However, despite the widespread positive image of Jobs as a creative genius, he also has a dark reputation for encouraging censorship,“ losing sight of honesty and integrity”, belittling employees, and engaging in other morally questionable actions. These harshly contrasting images of Jobs raise the question of why a CEO held in such near-universal positive regard could also be the same one accused of engaging in such contemptible behavior. The answer, it turns out, may have something to do with the aspect of Jobs which is so admired by so many.
In a recent paper published in the Journal of Personality and Social Psychology, researchers at Harvard and Duke Universities demonstrate that creativity can lead people to behave unethically. In five studies, the authors show that creative individuals are more likely to be dishonest, and that individuals induced to think creatively were more likely to be dishonest. Importantly, they showed that this effect is not explained by any tendency for creative people to be more intelligent, but rather that creativity leads people to more easily come up with justifications for their unscrupulous actions.

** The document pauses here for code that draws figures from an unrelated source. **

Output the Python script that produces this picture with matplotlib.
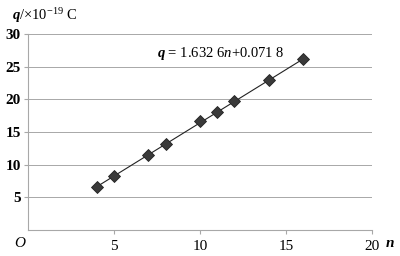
import numpy as np
import matplotlib.pyplot as plt

plt.rcParams['font.family'] = ['Liberation Serif', 'DejaVu Serif']
plt.rcParams['mathtext.fontset'] = 'custom'
plt.rcParams['mathtext.rm'] = 'Liberation Serif'
plt.rcParams['mathtext.it'] = 'Liberation Serif:italic'
plt.rcParams['mathtext.bf'] = 'Liberation Serif:italic:bold'

n = [4, 5, 7, 8, 10, 11, 12, 14, 16]
q = [6.6, 8.2, 11.5, 13.1, 16.6, 18.1, 19.7, 22.9, 26.1]
slope = 1.6326
icpt = 0.0718
xticks = [5, 10, 15, 20]
yticks = [5, 10, 15, 20, 25, 30]

fig = plt.figure(figsize=(4, 2.56), dpi=100)
ax = fig.add_axes([0.069, 0.1016, 0.862, 0.766])

xf = np.array([n[0], n[-1]])
ax.plot(xf, slope * xf + icpt, '-', color='#222222', lw=0.8, zorder=2)
ax.plot(n, q, 'D', color='#3a3a3a', markersize=6.5, markeredgecolor='#222222',
        markeredgewidth=0.6, zorder=3)

ax.set_xlim(0, 20)
ax.set_ylim(0, 30)
ax.set_xticks(xticks)
ax.set_yticks(yticks)
for y in yticks:
    ax.axhline(y, color='#a8a8a8', lw=0.7, zorder=1)
for s in ['top', 'right']:
    ax.spines[s].set_visible(False)
ax.spines['left'].set_color('#a8a8a8')
ax.spines['bottom'].set_color('#a8a8a8')
ax.tick_params(axis='x', length=3, color='#a8a8a8', labelsize=11, pad=4)
ax.tick_params(axis='y', length=3, color='#a8a8a8', labelsize=11, pad=2)
for lb in ax.get_yticklabels():
    lb.set_fontweight('bold')

ax.text(7.5, 27.0, r'$\mathbf{q}$ = 1.632 6$\mathit{n}$+0.071 8', fontsize=10.5,
        va='center', ha='left')
fig.text(0.03, 0.94, r'$\mathbf{q}$/×10$^{-19}$ C', fontsize=10.5, va='center', ha='left')
fig.text(0.035, 0.05, 'O', fontsize=11, style='italic', va='center', ha='left')
fig.text(0.963, 0.05, r'$\mathbf{n}$', fontsize=11, va='center', ha='left')

plt.savefig('out.png', dpi=100)
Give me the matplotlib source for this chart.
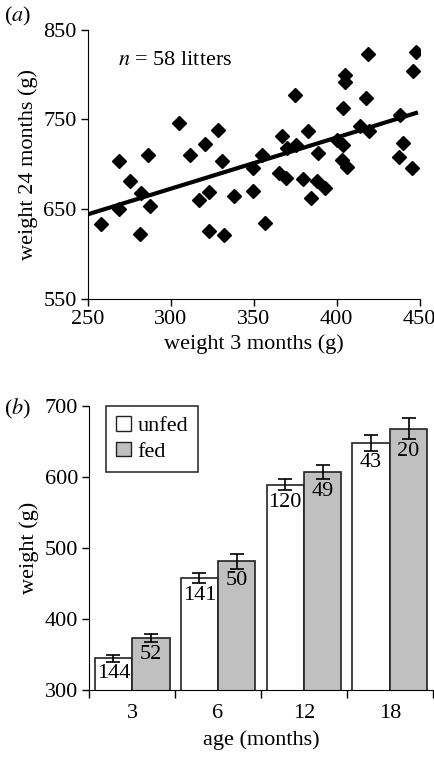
import numpy as np
import matplotlib
matplotlib.use("Agg")
import matplotlib.pyplot as plt
from matplotlib.patches import Patch

plt.rcParams['font.family'] = ['Liberation Serif', 'DejaVu Serif']
plt.rcParams['font.size'] = 16
plt.rcParams['mathtext.fontset'] = 'stix'

# --- panel (a): litter weights, 3 months vs 24 months (g) ---
w3 = [258.0, 268.9, 268.9, 275.6, 281.3, 282.3, 286.0, 287.3, 305.1, 311.3,
      317.2, 320.8, 323.1, 323.1, 328.5, 331.1, 332.0, 338.0, 349.7, 349.7,
      355.0, 356.8, 367.0, 370.1, 375.4, 365.2, 369.3, 375.1, 382.5, 379.6,
      384.4, 387.8, 388.7, 392.7, 400.2, 403.7, 402.9, 406.3, 403.9, 404.9,
      404.9, 417.5, 414.2, 419.3, 418.9, 438.0, 439.6, 437.4, 445.5, 445.7,
      447.7]
w24 = [633.2, 704.0, 649.7, 681.3, 622.6, 667.3, 710.3, 653.7, 745.8, 710.3,
       660.1, 722.6, 668.4, 625.4, 737.7, 704.0, 620.9, 664.5, 695.8, 670.4,
       709.8, 634.9, 731.6, 717.6, 721.5, 689.9, 684.6, 777.4, 736.8, 683.2,
       662.0, 681.3, 712.6, 673.5, 727.1, 720.9, 704.7, 697.3, 762.3, 799.2,
       791.3, 773.5, 742.2, 737.5, 822.8, 754.7, 723.7, 708.4, 695.5, 804.2,
       825.1]

# --- panel (b): mean weight by age, unfed vs fed ---
ages = ['3', '6', '12', '18']
unfed_mean = [345, 458, 589, 648]
unfed_err = [5, 7, 8, 11]
unfed_n = [144, 141, 120, 43]
fed_mean = [373, 481, 607, 668]
fed_err = [6, 10, 10, 15]
fed_n = [52, 50, 49, 20]

fig = plt.figure(figsize=(4.35, 7.6), dpi=100)

# ---------------- (a) ----------------
ax1 = fig.add_axes([0.202, 0.607, 0.763, 0.354])
ax1.plot(w3, w24, 'D', color='black', markersize=7, linestyle='none')
slope, icpt = np.polyfit(w3, w24, 1)
xl = np.array([250, max(w3)])
ax1.plot(xl, slope * xl + icpt, color='black', lw=3)
ax1.set_xlim(250, 450)
ax1.set_ylim(550, 850)
ax1.set_xticks([250, 300, 350, 400, 450])
ax1.set_yticks([550, 650, 750, 850])
for s in ['top', 'right']:
    ax1.spines[s].set_visible(False)
ax1.tick_params(direction='out', length=5, width=1, labelsize=16, pad=3)
ax1.set_xlabel('weight 3 months (g)', fontsize=16, labelpad=4)
ax1.set_ylabel('weight 24 months (g)', fontsize=16, labelpad=4)
ax1.text(0.09, 0.87, r'$n$ = 58 litters', transform=ax1.transAxes, fontsize=16)
fig.text(0.01, 0.972, r'($a$)', fontsize=16)

# ---------------- (b) ----------------
ax2 = fig.add_axes([0.205, 0.092, 0.79, 0.374])
pos = np.arange(len(ages))
bw = 0.435
ax2.bar(pos - bw / 2, unfed_mean, bw, yerr=unfed_err, color='white',
        edgecolor='#222222', lw=1.2, capsize=5,
        error_kw=dict(elinewidth=1.2, capthick=1.2), label='unfed')
ax2.bar(pos + bw / 2, fed_mean, bw, yerr=fed_err, color='#c0c0c0',
        edgecolor='#222222', lw=1.2, capsize=5,
        error_kw=dict(elinewidth=1.2, capthick=1.2), label='fed')
for i in range(len(ages)):
    ax2.annotate(str(unfed_n[i]), (pos[i] - bw / 2, unfed_mean[i] - unfed_err[i]),
                 xytext=(0, -2), textcoords='offset points',
                 ha='center', va='top', fontsize=16)
    ax2.annotate(str(fed_n[i]), (pos[i] + bw / 2, fed_mean[i] - fed_err[i]),
                 xytext=(0, -2), textcoords='offset points',
                 ha='center', va='top', fontsize=16)
ax2.set_xlim(-0.5, len(ages) - 0.5)
ax2.set_ylim(300, 700)
ax2.set_yticks([300, 400, 500, 600, 700])
ax2.set_xticks(pos)
ax2.set_xticklabels(ages)
ax2.set_xticks(np.arange(len(ages) + 1) - 0.5, minor=True)
ax2.tick_params(axis='x', which='major', length=0, pad=10, labelsize=16)
ax2.tick_params(axis='x', which='minor', direction='out', length=6, width=1)
ax2.tick_params(axis='y', direction='out', length=5, width=1, labelsize=16, pad=3)
for s in ['top', 'right']:
    ax2.spines[s].set_visible(False)
ax2.set_xlabel('age (months)', fontsize=16, labelpad=5)
ax2.set_ylabel('weight (g)', fontsize=16, labelpad=4)
handles = [Patch(facecolor='white', edgecolor='#222222'),
           Patch(facecolor='#c0c0c0', edgecolor='#222222')]
leg = ax2.legend(handles, ['unfed', 'fed'], loc='upper left',
                 bbox_to_anchor=(0.05, 1.0), borderaxespad=0, fontsize=16,
                 fancybox=False, edgecolor='black', handlelength=0.65,
                 handleheight=0.65, handletextpad=0.3, borderpad=0.45,
                 labelspacing=0.25)
leg.get_frame().set_linewidth(1.2)
fig.text(0.01, 0.455, r'($b$)', fontsize=16)

fig.savefig('out.png', dpi=100)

In one study, the authors administered a survey to employees at an advertising agency. The survey asked the employees how likely they were to engage in various kinds of unethical behaviors, such as taking office supplies home or inflating business expense reports. The employees were also asked to report how much creativity was required for their job. Further, the authors asked the executives of the company to provide creativity ratings for each department within the company.
Those who said that their jobs required more creativity also tended to self-report a greater likelihood of unethical behavior. And if the executives said that a particular department required more creativity, the individuals in that department tended to report greater likelihoods of unethical behavior.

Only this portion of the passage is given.